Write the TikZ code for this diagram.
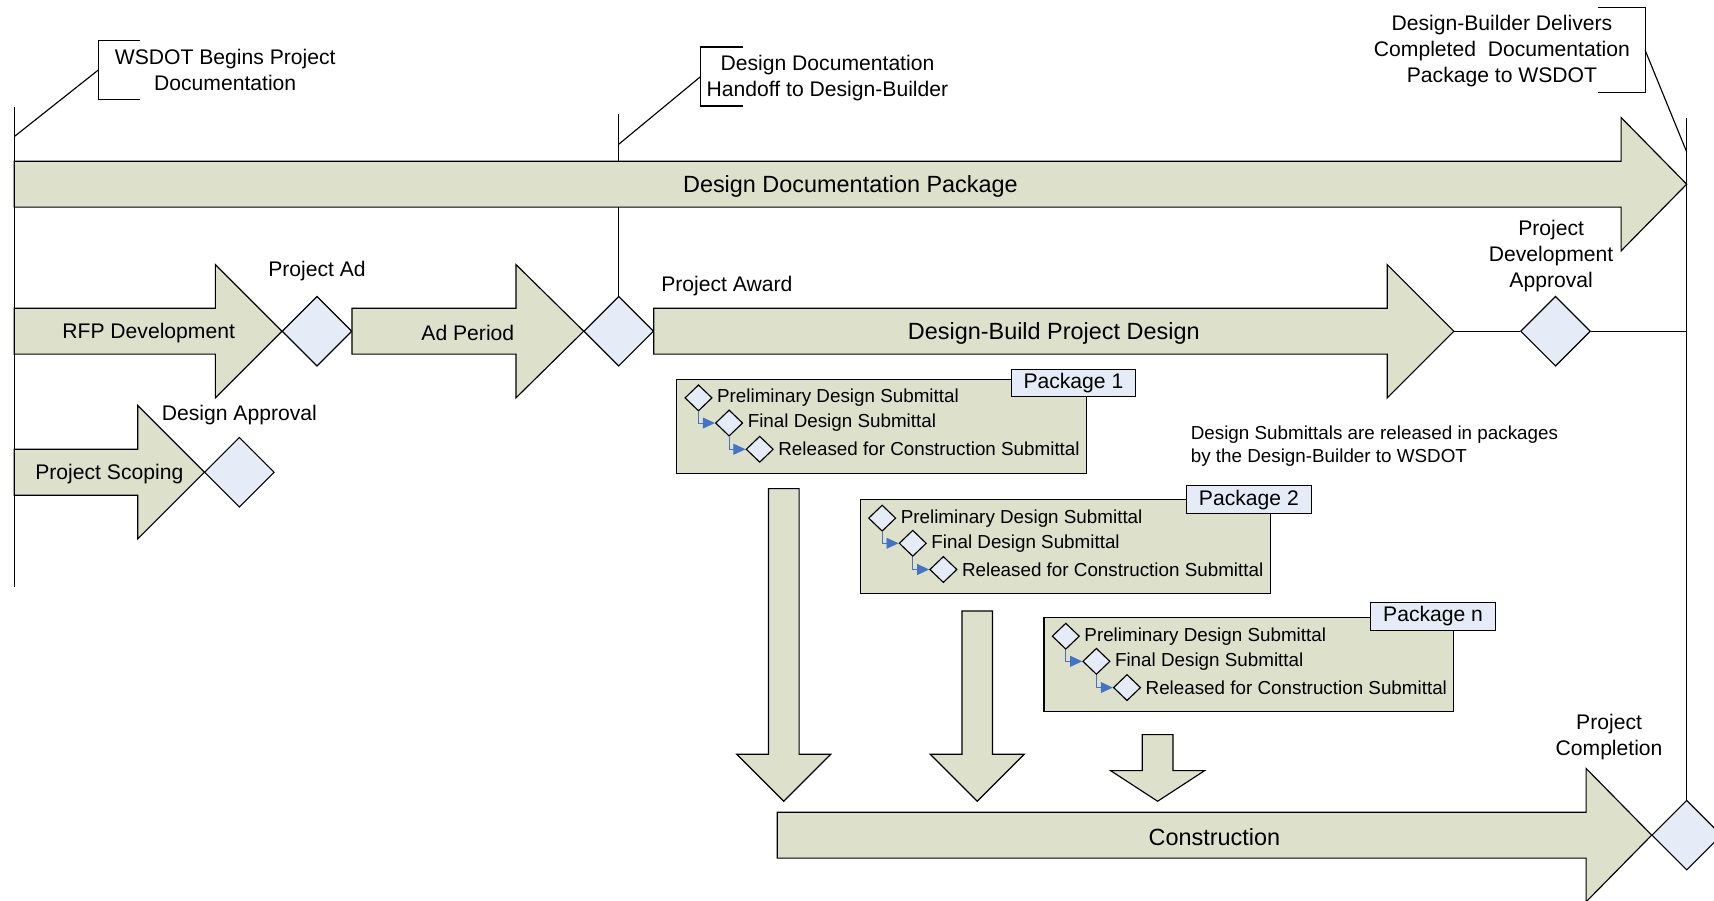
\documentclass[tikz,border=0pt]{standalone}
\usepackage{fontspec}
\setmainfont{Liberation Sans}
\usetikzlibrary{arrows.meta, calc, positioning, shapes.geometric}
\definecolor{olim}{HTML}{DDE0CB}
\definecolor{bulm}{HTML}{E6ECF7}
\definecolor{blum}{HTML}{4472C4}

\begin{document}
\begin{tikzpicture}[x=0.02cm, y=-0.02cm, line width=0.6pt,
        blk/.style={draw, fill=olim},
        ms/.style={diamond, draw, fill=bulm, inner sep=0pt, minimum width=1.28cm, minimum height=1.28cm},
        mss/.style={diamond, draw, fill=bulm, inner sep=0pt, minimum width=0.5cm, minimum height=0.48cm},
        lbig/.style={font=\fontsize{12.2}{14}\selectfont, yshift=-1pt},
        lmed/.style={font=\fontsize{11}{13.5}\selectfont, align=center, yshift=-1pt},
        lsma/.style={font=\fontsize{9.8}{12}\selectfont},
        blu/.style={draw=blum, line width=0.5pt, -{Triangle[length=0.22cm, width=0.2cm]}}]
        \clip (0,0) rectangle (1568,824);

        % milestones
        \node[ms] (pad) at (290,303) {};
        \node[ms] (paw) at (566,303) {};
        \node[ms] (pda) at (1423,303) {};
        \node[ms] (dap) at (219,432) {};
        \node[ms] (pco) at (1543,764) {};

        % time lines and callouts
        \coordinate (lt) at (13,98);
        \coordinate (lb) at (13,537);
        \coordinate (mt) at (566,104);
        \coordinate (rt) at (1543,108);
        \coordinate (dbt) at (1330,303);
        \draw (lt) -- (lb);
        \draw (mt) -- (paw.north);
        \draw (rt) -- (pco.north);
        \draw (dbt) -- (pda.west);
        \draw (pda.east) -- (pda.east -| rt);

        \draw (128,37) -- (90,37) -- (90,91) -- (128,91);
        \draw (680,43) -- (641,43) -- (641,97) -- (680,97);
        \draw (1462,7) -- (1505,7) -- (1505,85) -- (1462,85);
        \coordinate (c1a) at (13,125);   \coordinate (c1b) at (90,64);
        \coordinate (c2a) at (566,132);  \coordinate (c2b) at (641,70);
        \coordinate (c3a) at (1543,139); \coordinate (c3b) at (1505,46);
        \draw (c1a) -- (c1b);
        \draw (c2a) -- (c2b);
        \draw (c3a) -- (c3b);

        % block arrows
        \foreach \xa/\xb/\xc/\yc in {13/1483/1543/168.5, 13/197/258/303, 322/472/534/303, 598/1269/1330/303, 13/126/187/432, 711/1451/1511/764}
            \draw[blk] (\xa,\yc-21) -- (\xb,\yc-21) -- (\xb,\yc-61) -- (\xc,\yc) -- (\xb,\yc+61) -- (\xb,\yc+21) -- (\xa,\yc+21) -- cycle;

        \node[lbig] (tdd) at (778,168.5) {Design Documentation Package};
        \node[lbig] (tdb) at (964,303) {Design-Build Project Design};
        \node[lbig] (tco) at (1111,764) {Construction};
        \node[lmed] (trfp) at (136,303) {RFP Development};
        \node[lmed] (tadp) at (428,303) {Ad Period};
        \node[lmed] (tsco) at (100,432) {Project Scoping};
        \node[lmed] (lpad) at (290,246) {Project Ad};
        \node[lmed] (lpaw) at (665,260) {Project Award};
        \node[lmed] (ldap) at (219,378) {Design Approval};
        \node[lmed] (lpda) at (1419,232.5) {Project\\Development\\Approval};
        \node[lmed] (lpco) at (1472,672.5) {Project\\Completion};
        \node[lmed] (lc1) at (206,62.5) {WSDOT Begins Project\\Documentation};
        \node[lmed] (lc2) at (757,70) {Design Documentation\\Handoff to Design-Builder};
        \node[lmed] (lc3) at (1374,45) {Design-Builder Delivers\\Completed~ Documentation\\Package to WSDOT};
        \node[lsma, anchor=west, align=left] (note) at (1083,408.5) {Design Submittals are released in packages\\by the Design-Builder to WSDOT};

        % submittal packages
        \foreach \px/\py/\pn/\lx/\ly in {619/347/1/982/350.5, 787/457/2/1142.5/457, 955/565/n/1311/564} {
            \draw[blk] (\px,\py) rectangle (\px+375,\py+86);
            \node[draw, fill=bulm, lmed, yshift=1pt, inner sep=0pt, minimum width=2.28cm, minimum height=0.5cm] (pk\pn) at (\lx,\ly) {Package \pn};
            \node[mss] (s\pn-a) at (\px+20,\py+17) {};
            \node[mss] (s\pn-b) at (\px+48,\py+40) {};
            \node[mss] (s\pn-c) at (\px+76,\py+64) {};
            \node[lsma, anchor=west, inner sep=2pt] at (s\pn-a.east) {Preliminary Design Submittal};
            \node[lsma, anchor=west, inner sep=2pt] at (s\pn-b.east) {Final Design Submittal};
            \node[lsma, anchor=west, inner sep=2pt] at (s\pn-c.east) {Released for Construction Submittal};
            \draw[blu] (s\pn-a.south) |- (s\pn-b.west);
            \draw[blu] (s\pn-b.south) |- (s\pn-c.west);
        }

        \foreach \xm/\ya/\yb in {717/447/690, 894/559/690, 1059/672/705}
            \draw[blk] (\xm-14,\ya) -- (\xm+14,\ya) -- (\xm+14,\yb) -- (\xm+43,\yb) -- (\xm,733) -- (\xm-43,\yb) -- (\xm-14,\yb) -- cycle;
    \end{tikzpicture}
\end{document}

Instructions for the task =>
Write the listing above out again exactly, dropping each image.

Task output =>
Write the TikZ code for this diagram.
\documentclass[tikz,border=0pt]{standalone}
\usepackage{fontspec}
\setmainfont{Liberation Sans}
\usetikzlibrary{arrows.meta, calc, positioning, shapes.geometric}
\definecolor{olim}{HTML}{DDE0CB}
\definecolor{bulm}{HTML}{E6ECF7}
\definecolor{blum}{HTML}{4472C4}

\begin{document}
\begin{tikzpicture}[x=0.02cm, y=-0.02cm, line width=0.6pt,
        blk/.style={draw, fill=olim},
        ms/.style={diamond, draw, fill=bulm, inner sep=0pt, minimum width=1.28cm, minimum height=1.28cm},
        mss/.style={diamond, draw, fill=bulm, inner sep=0pt, minimum width=0.5cm, minimum height=0.48cm},
        lbig/.style={font=\fontsize{12.2}{14}\selectfont, yshift=-1pt},
        lmed/.style={font=\fontsize{11}{13.5}\selectfont, align=center, yshift=-1pt},
        lsma/.style={font=\fontsize{9.8}{12}\selectfont},
        blu/.style={draw=blum, line width=0.5pt, -{Triangle[length=0.22cm, width=0.2cm]}}]
        \clip (0,0) rectangle (1568,824);

        % milestones
        \node[ms] (pad) at (290,303) {};
        \node[ms] (paw) at (566,303) {};
        \node[ms] (pda) at (1423,303) {};
        \node[ms] (dap) at (219,432) {};
        \node[ms] (pco) at (1543,764) {};

        % time lines and callouts
        \coordinate (lt) at (13,98);
        \coordinate (lb) at (13,537);
        \coordinate (mt) at (566,104);
        \coordinate (rt) at (1543,108);
        \coordinate (dbt) at (1330,303);
        \draw (lt) -- (lb);
        \draw (mt) -- (paw.north);
        \draw (rt) -- (pco.north);
        \draw (dbt) -- (pda.west);
        \draw (pda.east) -- (pda.east -| rt);

        \draw (128,37) -- (90,37) -- (90,91) -- (128,91);
        \draw (680,43) -- (641,43) -- (641,97) -- (680,97);
        \draw (1462,7) -- (1505,7) -- (1505,85) -- (1462,85);
        \coordinate (c1a) at (13,125);   \coordinate (c1b) at (90,64);
        \coordinate (c2a) at (566,132);  \coordinate (c2b) at (641,70);
        \coordinate (c3a) at (1543,139); \coordinate (c3b) at (1505,46);
        \draw (c1a) -- (c1b);
        \draw (c2a) -- (c2b);
        \draw (c3a) -- (c3b);

        % block arrows
        \foreach \xa/\xb/\xc/\yc in {13/1483/1543/168.5, 13/197/258/303, 322/472/534/303, 598/1269/1330/303, 13/126/187/432, 711/1451/1511/764}
            \draw[blk] (\xa,\yc-21) -- (\xb,\yc-21) -- (\xb,\yc-61) -- (\xc,\yc) -- (\xb,\yc+61) -- (\xb,\yc+21) -- (\xa,\yc+21) -- cycle;

        \node[lbig] (tdd) at (778,168.5) {Design Documentation Package};
        \node[lbig] (tdb) at (964,303) {Design-Build Project Design};
        \node[lbig] (tco) at (1111,764) {Construction};
        \node[lmed] (trfp) at (136,303) {RFP Development};
        \node[lmed] (tadp) at (428,303) {Ad Period};
        \node[lmed] (tsco) at (100,432) {Project Scoping};
        \node[lmed] (lpad) at (290,246) {Project Ad};
        \node[lmed] (lpaw) at (665,260) {Project Award};
        \node[lmed] (ldap) at (219,378) {Design Approval};
        \node[lmed] (lpda) at (1419,232.5) {Project\\Development\\Approval};
        \node[lmed] (lpco) at (1472,672.5) {Project\\Completion};
        \node[lmed] (lc1) at (206,62.5) {WSDOT Begins Project\\Documentation};
        \node[lmed] (lc2) at (757,70) {Design Documentation\\Handoff to Design-Builder};
        \node[lmed] (lc3) at (1374,45) {Design-Builder Delivers\\Completed~ Documentation\\Package to WSDOT};
        \node[lsma, anchor=west, align=left] (note) at (1083,408.5) {Design Submittals are released in packages\\by the Design-Builder to WSDOT};

        % submittal packages
        \foreach \px/\py/\pn/\lx/\ly in {619/347/1/982/350.5, 787/457/2/1142.5/457, 955/565/n/1311/564} {
            \draw[blk] (\px,\py) rectangle (\px+375,\py+86);
            \node[draw, fill=bulm, lmed, yshift=1pt, inner sep=0pt, minimum width=2.28cm, minimum height=0.5cm] (pk\pn) at (\lx,\ly) {Package \pn};
            \node[mss] (s\pn-a) at (\px+20,\py+17) {};
            \node[mss] (s\pn-b) at (\px+48,\py+40) {};
            \node[mss] (s\pn-c) at (\px+76,\py+64) {};
            \node[lsma, anchor=west, inner sep=2pt] at (s\pn-a.east) {Preliminary Design Submittal};
            \node[lsma, anchor=west, inner sep=2pt] at (s\pn-b.east) {Final Design Submittal};
            \node[lsma, anchor=west, inner sep=2pt] at (s\pn-c.east) {Released for Construction Submittal};
            \draw[blu] (s\pn-a.south) |- (s\pn-b.west);
            \draw[blu] (s\pn-b.south) |- (s\pn-c.west);
        }

        \foreach \xm/\ya/\yb in {717/447/690, 894/559/690, 1059/672/705}
            \draw[blk] (\xm-14,\ya) -- (\xm+14,\ya) -- (\xm+14,\yb) -- (\xm+43,\yb) -- (\xm,733) -- (\xm-43,\yb) -- (\xm-14,\yb) -- cycle;
    \end{tikzpicture}
\end{document}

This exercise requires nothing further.